I have watched three docs and a narrative film in the last couple of weeks that gave under-the-skin-views of careers and callings and money and success and passion and art and creativity. I recommend them to provoke your own thinking.
Page One: Inside The New York Times
Get past Michael Kinsley’s awful review in the New York Times itself, and relish the passion and authenticity and smarts of David Carr who features largely in thisdocumentary. You’ll be all the more impressed when you hear how he pulled himself out of addiction and off the streets to become the NYTimes leading media business writer. His deep convictions and his fervently held point of view are astounding. And then there’s his angry exchange about international reporting with the Vice Magazine folk (right across the street from where I sit) – a tad over the top, but fun to see. Oh and by the way this movie is a lot about where print journalism is headed.
Bill Cunningham New York
“We all get dressed for Bill Cunningham;” says Anna Wintour, Vogue editrix. The French gave him the Legion D’Honneur. This single-minded and obsessed street fashion photographer lives only for his solitary craft. You have possibly seen him snapping the fashionable on the corner of 57th and 5th or ducking his camera through gilded lobbies at high society benefits. Every week his carefully selected photo montages give us his point of view on the latest wearable fashion. The great and the near great know what he does, but who he actually is has been a mystery. He’s made some intense life choices – all for the sake of his work. Is this really what it takes to be the best?
Herb and Dorothy
And here are Herb and Dorothy Vogel, the best-known couple on the New York art scene. By day Herb was a postal worker, Dorothy a librarian. But nights and weekends they go to artists’ studios and gallery openings. And they buy. They filled their tiny rent-controlled apartment with conceptual and minimalist art, building one of the most significant contemporary collections. 4782 pieces were under their bed, in the bathroom and covering the walls and ceilings. They’ve given much of their collection to the National Gallery – and yet more is being passed out as 50 works of art for 50 states. I loved seeing Herb’ s poppy eyes discover the work and grill the artists. Not for him the overwrought verbal constructions of the sophisticated collector or curator – just watch him lean forward and stare and stare at a piece and then simply say “It works.”

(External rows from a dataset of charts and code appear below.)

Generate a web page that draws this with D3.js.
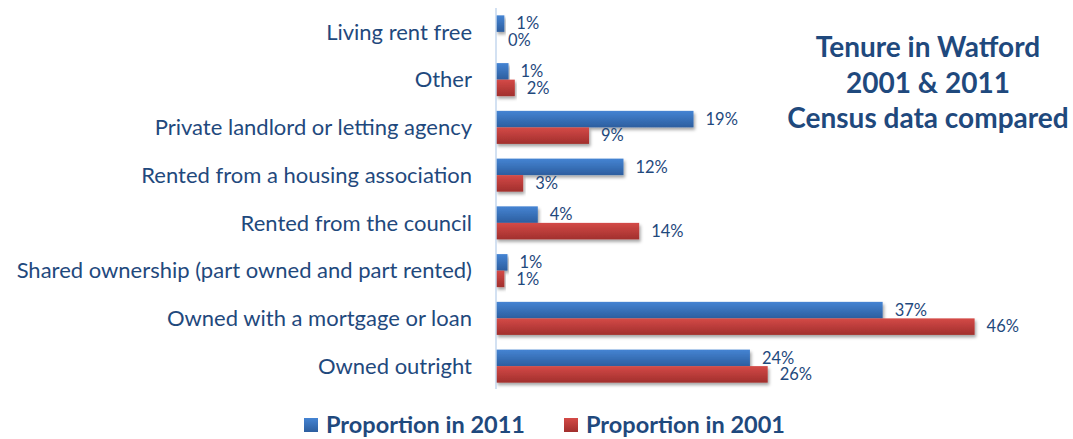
<!DOCTYPE html>
<html>
<head>
<meta charset="utf-8">
<script src="https://cdn.jsdelivr.net/npm/d3@7"></script>
<style>
  body { margin: 0; background: #fff; }
  svg { display: block; font-family: Lato, "Open Sans", sans-serif; }
</style>
</head>
<body>
<div id="chart"></div>
<script>
// categories, top to bottom
var categories = [
  "Living rent free",
  "Other",
  "Private landlord or letting agency",
  "Rented from a housing association",
  "Rented from the council ",
  "Shared ownership (part owned and part rented)",
  "Owned with a mortgage or loan",
  "Owned outright"
];

// percent values
var pct2011 = [0.8, 1.2, 18.9, 12.2, 4.0, 1.1, 37.0, 24.3];
var pct2001 = [0.0, 1.8, 8.9, 2.6, 13.7, 0.8, 45.8, 26.0];

var seriesNames = ["Proportion in 2011", "Proportion in 2001"];
var titleLines = ["Tenure in Watford", "2001 & 2011", "Census data compared"];

var width = 1073, height = 439;
var textColor = "#1F497D";

var svg = d3.select("#chart").append("svg")
  .attr("width", width)
  .attr("height", height);

var defs = svg.append("defs");

// bar gradients
function grad(id, top, bottom) {
  var g = defs.append("linearGradient").attr("id", id)
    .attr("x1", 0).attr("y1", 0).attr("x2", 0).attr("y2", 1);
  g.append("stop").attr("offset", "0%").attr("stop-color", top);
  g.append("stop").attr("offset", "100%").attr("stop-color", bottom);
}
grad("gBlue", "#4584D3", "#2C5E9F");
grad("gRed", "#D44A47", "#A12F2D");

var shadow = defs.append("filter").attr("id", "shadow")
  .attr("x", "-5%").attr("y", "-30%").attr("width", "115%").attr("height", "180%");
shadow.append("feDropShadow")
  .attr("dx", 1.5).attr("dy", 2.5).attr("stdDeviation", 1.5)
  .attr("flood-color", "#000").attr("flood-opacity", 0.35);

var data = categories.map(function(c, i) {
  return { cat: c, values: [pct2011[i], pct2001[i]] };
});

// scales
var axisX = 496;
var xScale = d3.scaleLinear().domain([0, 50]).range([axisX, axisX + 522.5]);
var yScale = d3.scaleBand().domain(categories).range([8, 390]);
var subScale = d3.scaleBand().domain([0, 1])
  .range([0, yScale.bandwidth()]).paddingOuter(0.445);

var fills = ["url(#gBlue)", "url(#gRed)"];

// category labels
svg.append("g").selectAll("text")
  .data(categories).enter()
  .append("text")
  .attr("x", 472)
  .attr("y", function(d) { return yScale(d) + yScale.bandwidth() / 2; })
  .attr("dy", "0.35em")
  .attr("text-anchor", "end")
  .attr("font-size", 22)
  .attr("fill", textColor)
  .text(function(d) { return d; });

// bars
var groups = svg.append("g").selectAll("g")
  .data(data).enter()
  .append("g")
  .attr("transform", function(d) { return "translate(0," + yScale(d.cat) + ")"; });

groups.selectAll("rect")
  .data(function(d) { return d.values.filter(function(v) { return v > 0; }); }).enter()
  .append("rect")
  .attr("x", xScale(0))
  .attr("y", function(d, i) { return subScale(i); })
  .attr("width", function(d) { return xScale(d) - xScale(0); })
  .attr("height", subScale.bandwidth())
  .attr("fill", function(d, i) { return fills[i]; })
  .attr("filter", "url(#shadow)");

// value labels
groups.selectAll("text")
  .data(function(d) { return d.values; }).enter()
  .append("text")
  .attr("x", function(d) { return xScale(d) + 12; })
  .attr("y", function(d, i) { return subScale(i) + subScale.bandwidth() / 2; })
  .attr("dy", "0.35em")
  .attr("font-size", 16.5)
  .attr("fill", textColor)
  .text(function(d) { return Math.round(d) + "%"; });

// vertical axis line
svg.append("line")
  .attr("x1", axisX).attr("x2", axisX)
  .attr("y1", 8).attr("y2", 389)
  .attr("stroke", "#C5D7EE").attr("stroke-width", 1.5);

// title
svg.append("g").selectAll("text")
  .data(titleLines).enter()
  .append("text")
  .attr("x", 928)
  .attr("y", function(d, i) { return 57 + i * 35.5; })
  .attr("text-anchor", "middle")
  .attr("font-size", 28)
  .attr("font-weight", "bold")
  .attr("fill", textColor)
  .text(function(d) { return d; });

// legend
var legendX = [304, 564];
var legend = svg.append("g").selectAll("g")
  .data(seriesNames).enter()
  .append("g")
  .attr("transform", function(d, i) { return "translate(" + legendX[i] + ",418)"; });

legend.append("rect")
  .attr("width", 14).attr("height", 14)
  .attr("fill", function(d, i) { return fills[i]; });

legend.append("text")
  .attr("x", 22).attr("y", 7)
  .attr("dy", "0.35em")
  .attr("font-size", 23.5)
  .attr("font-weight", "bold")
  .attr("fill", textColor)
  .text(function(d) { return d; });
</script>
</body>
</html>
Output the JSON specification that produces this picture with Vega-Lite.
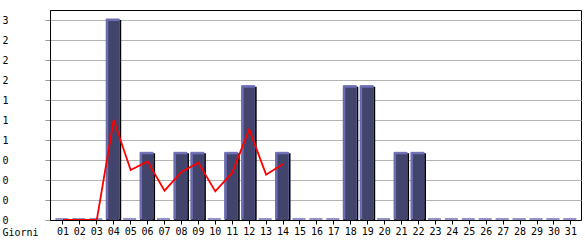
{
  "$schema": "https://vega.github.io/schema/vega-lite/v6.json",
  "autosize": {"type": "none"},
  "padding": {"left": 50, "top": 10, "right": 4, "bottom": 20},
  "width": 531,
  "height": 210,
  "background": "white",
  "config": {
    "view": {"stroke": "black", "strokeWidth": 1},
    "font": "DejaVu Sans Mono",
    "axis": {"labelFont": "DejaVu Sans Mono", "titleFont": "DejaVu Sans Mono", "labelColor": "black", "titleColor": "black"}
  },
  "data": {
    "values": [
      {"day": "01", "hits": 0, "avg": 0},
      {"day": "02", "hits": 0, "avg": 0},
      {"day": "03", "hits": 0, "avg": 0},
      {"day": "04", "hits": 3, "avg": 1.5},
      {"day": "05", "hits": 0, "avg": 0.75},
      {"day": "06", "hits": 1, "avg": 0.88},
      {"day": "07", "hits": 0, "avg": 0.44},
      {"day": "08", "hits": 1, "avg": 0.72},
      {"day": "09", "hits": 1, "avg": 0.86},
      {"day": "10", "hits": 0, "avg": 0.43},
      {"day": "11", "hits": 1, "avg": 0.71},
      {"day": "12", "hits": 2, "avg": 1.36},
      {"day": "13", "hits": 0, "avg": 0.68},
      {"day": "14", "hits": 1, "avg": 0.84},
      {"day": "15", "hits": 0, "avg": null},
      {"day": "16", "hits": 0, "avg": null},
      {"day": "17", "hits": 0, "avg": null},
      {"day": "18", "hits": 2, "avg": null},
      {"day": "19", "hits": 2, "avg": null},
      {"day": "20", "hits": 0, "avg": null},
      {"day": "21", "hits": 1, "avg": null},
      {"day": "22", "hits": 1, "avg": null},
      {"day": "23", "hits": 0, "avg": null},
      {"day": "24", "hits": 0, "avg": null},
      {"day": "25", "hits": 0, "avg": null},
      {"day": "26", "hits": 0, "avg": null},
      {"day": "27", "hits": 0, "avg": null},
      {"day": "28", "hits": 0, "avg": null},
      {"day": "29", "hits": 0, "avg": null},
      {"day": "30", "hits": 0, "avg": null},
      {"day": "31", "hits": 0, "avg": null}
    ]
  },
  "encoding": {
    "x": {
      "field": "day", "type": "ordinal",
      "scale": {"type": "band", "paddingInner": 0, "paddingOuter": 0.18, "align": 0.73},
      "axis": {
        "title": "Giorni", "titleX": -48, "titleY": 12, "titleAlign": "left", "titleBaseline": "middle",
        "titleFontWeight": "normal", "titleFontSize": 10,
        "labelAngle": 0, "labelFontSize": 10, "labelPadding": 2, "tickSize": 4, "tickColor": "black",
        "domainColor": "black", "zindex": 1, "labelBaseline": "top", "labelOverlap": false
      }
    },
    "y": {
      "field": "hits", "type": "quantitative",
      "scale": {"domain": [0, 3.15], "nice": false, "zero": true},
      "axis": {
        "title": null,
        "values": [0, 0.3, 0.6, 0.9, 1.2, 1.5, 1.8, 2.1, 2.4, 2.7, 3],
        "labelExpr": "floor(datum.value + 1e-9)",
        "labelOverlap": false,
        "labelAlign": "left", "labelPadding": 43, "labelFontSize": 10, "labelBaseline": "middle",
        "tickSize": 5, "tickColor": "#999999", "domainColor": "black",
        "grid": true, "gridColor": "#b4b4b4", "gridOpacity": 1
      }
    }
  },
  "layer": [
    {
      "mark": {"type": "bar", "color": "black", "width": 15, "xOffset": 0},
      "encoding": {
        "y2": {"datum": 0}
      }
    },
    {
      "mark": {"type": "bar", "fill": "#6e6eb4", "stroke": "#6e6eb4", "strokeWidth": 1, "width": 13, "xOffset": -1, "yOffset": -1, "y2Offset": -1},
      "encoding": {
        "y2": {"datum": 0}
      }
    },
    {
      "mark": {"type": "bar", "fill": "#42446c", "width": 11, "xOffset": 0, "yOffset": 1, "y2Offset": 0},
      "encoding": {
        "y2": {"datum": 0}
      }
    },
    {
      "mark": {"type": "line", "color": "#ff0000", "strokeWidth": 1.8},
      "encoding": {
        "y": {"field": "avg", "type": "quantitative"}
      }
    }
  ]
}
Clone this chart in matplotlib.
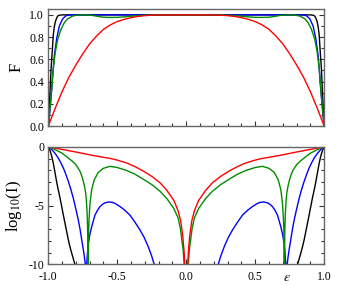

This is the odd one out in this list. First off it is narrative fiction. Second it is about the finance biz. But it’s a brilliant piece of writing, casting, directing – and so very timely – these characters packaging worthless mortgage securities and making so very much money must be the 1%. Here are engineers who used to build bridges and design rockets who forsook their calling to go work where the money was big – well actually, huge. How does this work out for them? How do they feel about making money not things? What drives them to work? How important is the money anyway? Among the moments to enjoy: Stanley Tucci’s speech about the value of his bringe, Jeremy Irons’ gleeful determination as he faces down disaster and Kevin Spacey telling his analyst underlings that he actually has no idea what they do.